Wherever the word "with" shows up in a line, please copy that line.

# ENTRIES:

━━━

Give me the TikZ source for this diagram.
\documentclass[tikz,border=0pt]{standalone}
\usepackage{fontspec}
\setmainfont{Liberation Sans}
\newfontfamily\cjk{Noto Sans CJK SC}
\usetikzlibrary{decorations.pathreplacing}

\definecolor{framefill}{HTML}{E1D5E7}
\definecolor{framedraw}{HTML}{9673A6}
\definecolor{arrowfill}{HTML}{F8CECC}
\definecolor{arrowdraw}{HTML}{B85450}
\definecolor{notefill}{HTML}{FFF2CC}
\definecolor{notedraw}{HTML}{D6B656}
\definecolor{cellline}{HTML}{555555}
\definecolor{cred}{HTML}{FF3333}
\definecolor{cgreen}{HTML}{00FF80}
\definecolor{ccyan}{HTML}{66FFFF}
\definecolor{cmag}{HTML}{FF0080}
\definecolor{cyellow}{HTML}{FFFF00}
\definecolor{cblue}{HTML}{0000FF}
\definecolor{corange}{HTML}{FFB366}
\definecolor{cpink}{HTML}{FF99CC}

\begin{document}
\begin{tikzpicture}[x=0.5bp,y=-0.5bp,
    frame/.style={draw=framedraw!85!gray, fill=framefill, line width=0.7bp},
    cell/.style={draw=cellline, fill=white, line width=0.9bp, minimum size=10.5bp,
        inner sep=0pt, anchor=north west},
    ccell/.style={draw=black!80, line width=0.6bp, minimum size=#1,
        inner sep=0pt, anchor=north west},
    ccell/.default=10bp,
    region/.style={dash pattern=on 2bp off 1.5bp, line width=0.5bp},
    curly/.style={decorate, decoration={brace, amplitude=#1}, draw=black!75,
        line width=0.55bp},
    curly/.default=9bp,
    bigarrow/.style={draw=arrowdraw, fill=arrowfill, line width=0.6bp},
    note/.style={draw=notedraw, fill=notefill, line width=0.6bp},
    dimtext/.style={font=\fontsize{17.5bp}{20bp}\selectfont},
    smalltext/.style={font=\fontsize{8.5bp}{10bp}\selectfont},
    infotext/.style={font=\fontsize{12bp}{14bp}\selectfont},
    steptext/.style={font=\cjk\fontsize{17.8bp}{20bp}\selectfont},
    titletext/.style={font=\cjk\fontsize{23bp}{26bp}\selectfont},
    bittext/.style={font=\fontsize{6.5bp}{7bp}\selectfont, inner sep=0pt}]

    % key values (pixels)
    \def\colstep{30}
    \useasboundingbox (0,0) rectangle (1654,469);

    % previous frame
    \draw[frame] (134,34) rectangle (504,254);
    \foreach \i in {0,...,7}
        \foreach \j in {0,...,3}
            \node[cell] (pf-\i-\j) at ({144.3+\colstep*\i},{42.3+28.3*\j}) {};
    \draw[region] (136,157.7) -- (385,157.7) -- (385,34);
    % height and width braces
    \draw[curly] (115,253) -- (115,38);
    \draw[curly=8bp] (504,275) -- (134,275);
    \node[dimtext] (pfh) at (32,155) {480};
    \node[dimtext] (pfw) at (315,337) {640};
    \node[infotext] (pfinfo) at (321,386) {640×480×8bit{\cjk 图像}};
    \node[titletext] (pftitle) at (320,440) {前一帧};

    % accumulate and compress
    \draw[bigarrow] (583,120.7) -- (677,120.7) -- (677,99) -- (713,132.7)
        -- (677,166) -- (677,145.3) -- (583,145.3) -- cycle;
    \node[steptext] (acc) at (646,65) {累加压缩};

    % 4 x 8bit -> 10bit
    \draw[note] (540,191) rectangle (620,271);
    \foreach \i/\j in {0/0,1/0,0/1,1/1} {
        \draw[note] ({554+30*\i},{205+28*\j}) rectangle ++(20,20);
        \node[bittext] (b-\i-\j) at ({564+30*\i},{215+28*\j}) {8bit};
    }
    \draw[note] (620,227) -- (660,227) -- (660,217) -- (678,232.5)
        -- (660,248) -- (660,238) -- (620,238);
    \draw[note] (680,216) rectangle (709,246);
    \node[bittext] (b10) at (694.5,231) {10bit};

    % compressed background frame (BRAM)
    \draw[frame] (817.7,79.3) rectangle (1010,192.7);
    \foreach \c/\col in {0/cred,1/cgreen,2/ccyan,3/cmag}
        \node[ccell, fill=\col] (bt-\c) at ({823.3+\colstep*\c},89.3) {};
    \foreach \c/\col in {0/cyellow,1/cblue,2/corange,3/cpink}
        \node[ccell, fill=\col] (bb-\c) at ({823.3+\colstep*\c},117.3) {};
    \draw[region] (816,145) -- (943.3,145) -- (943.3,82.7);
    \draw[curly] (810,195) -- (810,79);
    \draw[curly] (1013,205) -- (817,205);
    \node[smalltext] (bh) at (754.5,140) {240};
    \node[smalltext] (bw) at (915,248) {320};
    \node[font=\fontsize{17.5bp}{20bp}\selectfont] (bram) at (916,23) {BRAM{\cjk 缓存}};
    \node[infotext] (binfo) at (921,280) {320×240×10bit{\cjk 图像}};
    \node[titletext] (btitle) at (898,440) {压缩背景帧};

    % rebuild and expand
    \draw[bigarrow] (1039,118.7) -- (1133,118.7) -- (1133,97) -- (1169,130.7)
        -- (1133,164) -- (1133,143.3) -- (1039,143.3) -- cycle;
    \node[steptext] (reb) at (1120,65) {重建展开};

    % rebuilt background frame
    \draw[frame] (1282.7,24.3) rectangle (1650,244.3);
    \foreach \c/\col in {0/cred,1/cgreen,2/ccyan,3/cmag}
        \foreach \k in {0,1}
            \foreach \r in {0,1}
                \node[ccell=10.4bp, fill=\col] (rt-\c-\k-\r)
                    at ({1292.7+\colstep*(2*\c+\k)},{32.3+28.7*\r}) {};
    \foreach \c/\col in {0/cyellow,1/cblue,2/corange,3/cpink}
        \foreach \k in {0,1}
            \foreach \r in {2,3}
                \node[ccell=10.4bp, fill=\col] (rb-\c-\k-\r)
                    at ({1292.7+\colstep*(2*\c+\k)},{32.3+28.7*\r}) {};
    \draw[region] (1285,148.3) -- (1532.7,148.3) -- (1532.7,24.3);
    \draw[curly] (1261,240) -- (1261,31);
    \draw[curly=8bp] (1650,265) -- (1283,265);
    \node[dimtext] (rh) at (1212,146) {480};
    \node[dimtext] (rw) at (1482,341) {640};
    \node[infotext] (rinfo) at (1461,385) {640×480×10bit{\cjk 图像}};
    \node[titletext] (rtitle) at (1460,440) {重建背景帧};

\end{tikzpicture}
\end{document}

━━━

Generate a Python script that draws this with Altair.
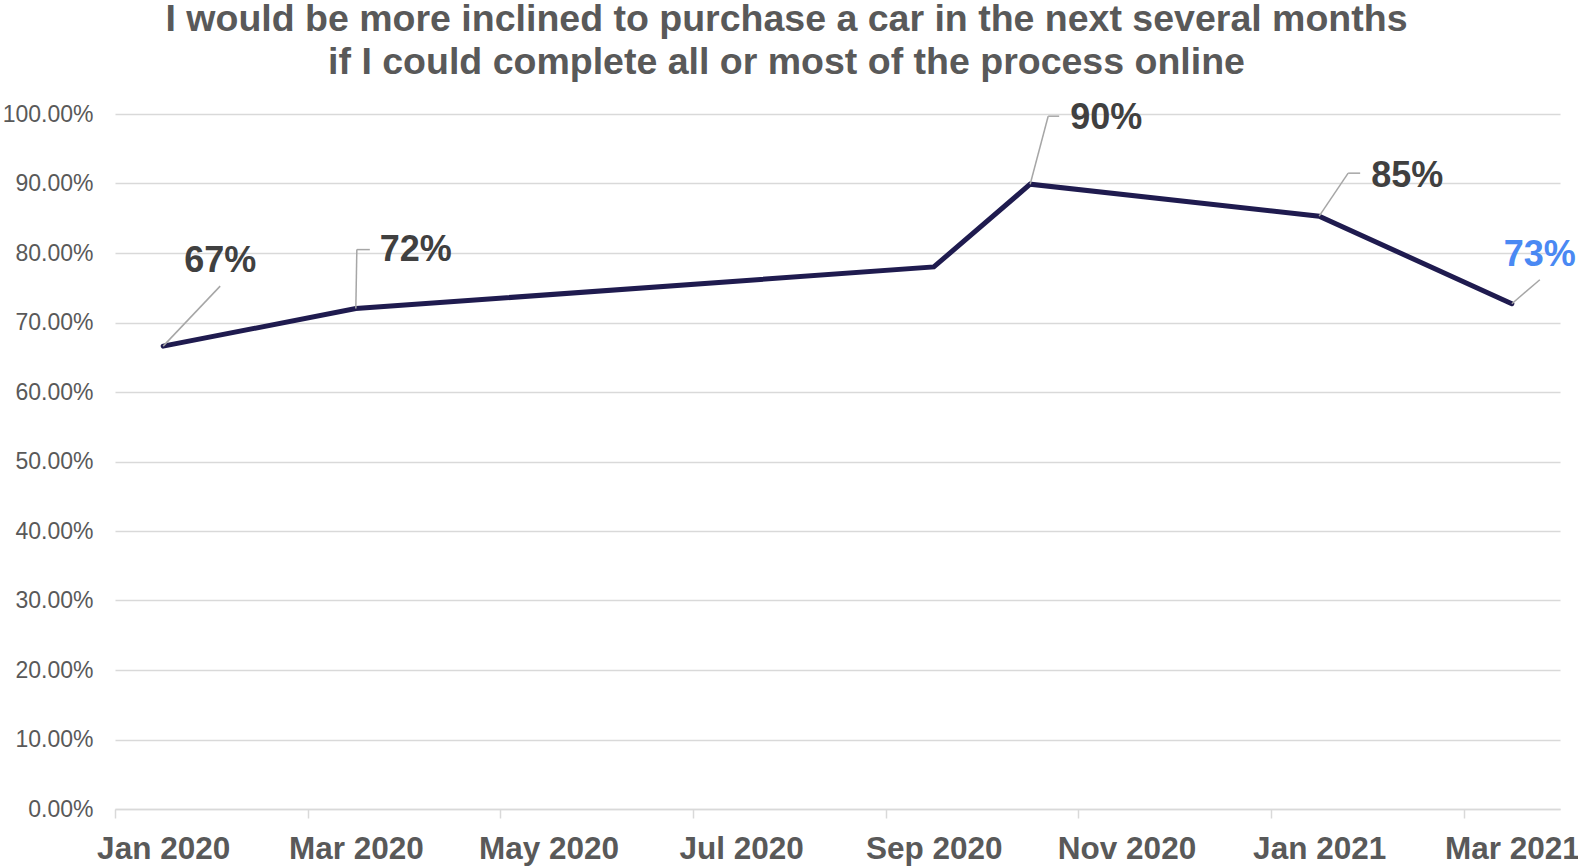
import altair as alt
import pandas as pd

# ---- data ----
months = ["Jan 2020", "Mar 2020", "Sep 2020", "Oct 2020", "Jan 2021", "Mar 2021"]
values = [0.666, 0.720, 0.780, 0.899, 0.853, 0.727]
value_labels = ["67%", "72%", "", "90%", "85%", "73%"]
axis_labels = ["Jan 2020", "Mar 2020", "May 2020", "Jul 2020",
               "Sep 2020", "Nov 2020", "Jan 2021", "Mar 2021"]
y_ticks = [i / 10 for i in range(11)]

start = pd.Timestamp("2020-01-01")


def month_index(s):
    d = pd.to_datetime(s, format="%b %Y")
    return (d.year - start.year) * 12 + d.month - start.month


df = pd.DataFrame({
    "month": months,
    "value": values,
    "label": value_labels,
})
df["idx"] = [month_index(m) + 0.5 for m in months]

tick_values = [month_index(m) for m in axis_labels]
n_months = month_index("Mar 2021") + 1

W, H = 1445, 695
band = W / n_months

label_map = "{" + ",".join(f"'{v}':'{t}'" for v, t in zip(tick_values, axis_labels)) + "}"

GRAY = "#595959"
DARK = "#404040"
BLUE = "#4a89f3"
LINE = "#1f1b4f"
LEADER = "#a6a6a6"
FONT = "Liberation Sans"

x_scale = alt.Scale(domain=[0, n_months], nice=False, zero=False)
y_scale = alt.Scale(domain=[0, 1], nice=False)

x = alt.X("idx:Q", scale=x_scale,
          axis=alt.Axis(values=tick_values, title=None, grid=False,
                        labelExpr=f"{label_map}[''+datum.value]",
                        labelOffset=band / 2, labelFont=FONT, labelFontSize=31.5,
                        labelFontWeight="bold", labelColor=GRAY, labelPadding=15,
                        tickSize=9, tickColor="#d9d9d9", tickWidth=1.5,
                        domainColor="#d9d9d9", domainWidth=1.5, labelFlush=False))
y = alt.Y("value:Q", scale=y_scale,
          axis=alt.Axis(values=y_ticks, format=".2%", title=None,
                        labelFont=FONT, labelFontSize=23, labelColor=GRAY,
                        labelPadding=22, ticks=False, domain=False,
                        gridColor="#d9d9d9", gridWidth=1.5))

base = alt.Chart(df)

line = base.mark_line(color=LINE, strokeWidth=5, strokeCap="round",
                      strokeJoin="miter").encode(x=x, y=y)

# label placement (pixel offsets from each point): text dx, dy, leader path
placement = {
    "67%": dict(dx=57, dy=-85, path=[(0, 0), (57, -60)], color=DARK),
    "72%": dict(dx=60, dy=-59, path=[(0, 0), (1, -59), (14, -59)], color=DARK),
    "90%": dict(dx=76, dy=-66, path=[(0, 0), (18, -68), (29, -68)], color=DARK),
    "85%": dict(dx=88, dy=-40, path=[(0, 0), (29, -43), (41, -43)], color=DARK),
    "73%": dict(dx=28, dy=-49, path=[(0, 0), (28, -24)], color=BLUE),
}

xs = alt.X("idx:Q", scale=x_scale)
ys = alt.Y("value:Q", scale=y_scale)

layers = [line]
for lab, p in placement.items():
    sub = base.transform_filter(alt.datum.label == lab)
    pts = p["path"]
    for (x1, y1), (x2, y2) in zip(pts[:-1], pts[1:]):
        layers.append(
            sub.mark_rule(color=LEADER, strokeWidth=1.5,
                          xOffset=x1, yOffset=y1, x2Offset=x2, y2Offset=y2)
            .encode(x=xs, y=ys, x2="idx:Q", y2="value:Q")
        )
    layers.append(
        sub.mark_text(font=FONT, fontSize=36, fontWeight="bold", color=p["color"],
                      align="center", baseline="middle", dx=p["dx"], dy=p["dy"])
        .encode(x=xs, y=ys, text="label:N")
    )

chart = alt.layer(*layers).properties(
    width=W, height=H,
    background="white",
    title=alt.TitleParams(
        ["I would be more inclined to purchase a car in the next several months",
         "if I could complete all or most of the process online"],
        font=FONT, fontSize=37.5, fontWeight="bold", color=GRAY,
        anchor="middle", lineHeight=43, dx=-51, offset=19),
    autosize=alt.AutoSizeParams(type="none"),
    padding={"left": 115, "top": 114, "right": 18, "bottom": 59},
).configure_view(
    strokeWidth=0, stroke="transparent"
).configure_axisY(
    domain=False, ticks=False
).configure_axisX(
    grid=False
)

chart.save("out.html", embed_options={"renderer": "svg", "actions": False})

━━━

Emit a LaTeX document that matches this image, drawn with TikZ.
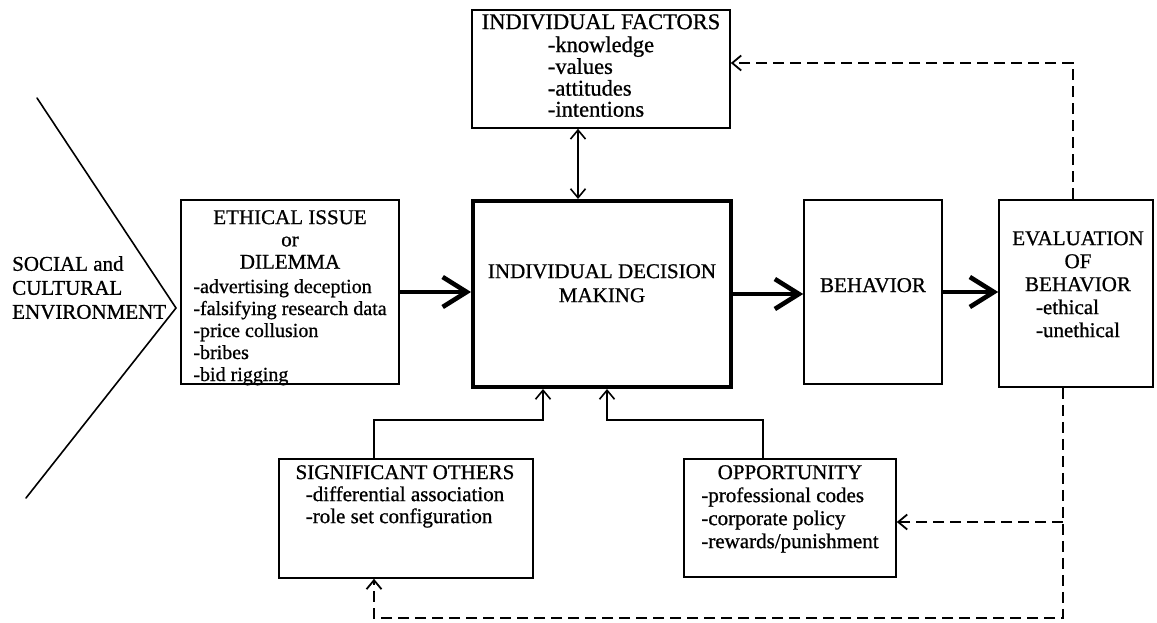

━━━

# FINISHED ANSWER:
Generate a Python script that draws this with Altair.
Emit a LaTeX document that matches this image, drawn with TikZ.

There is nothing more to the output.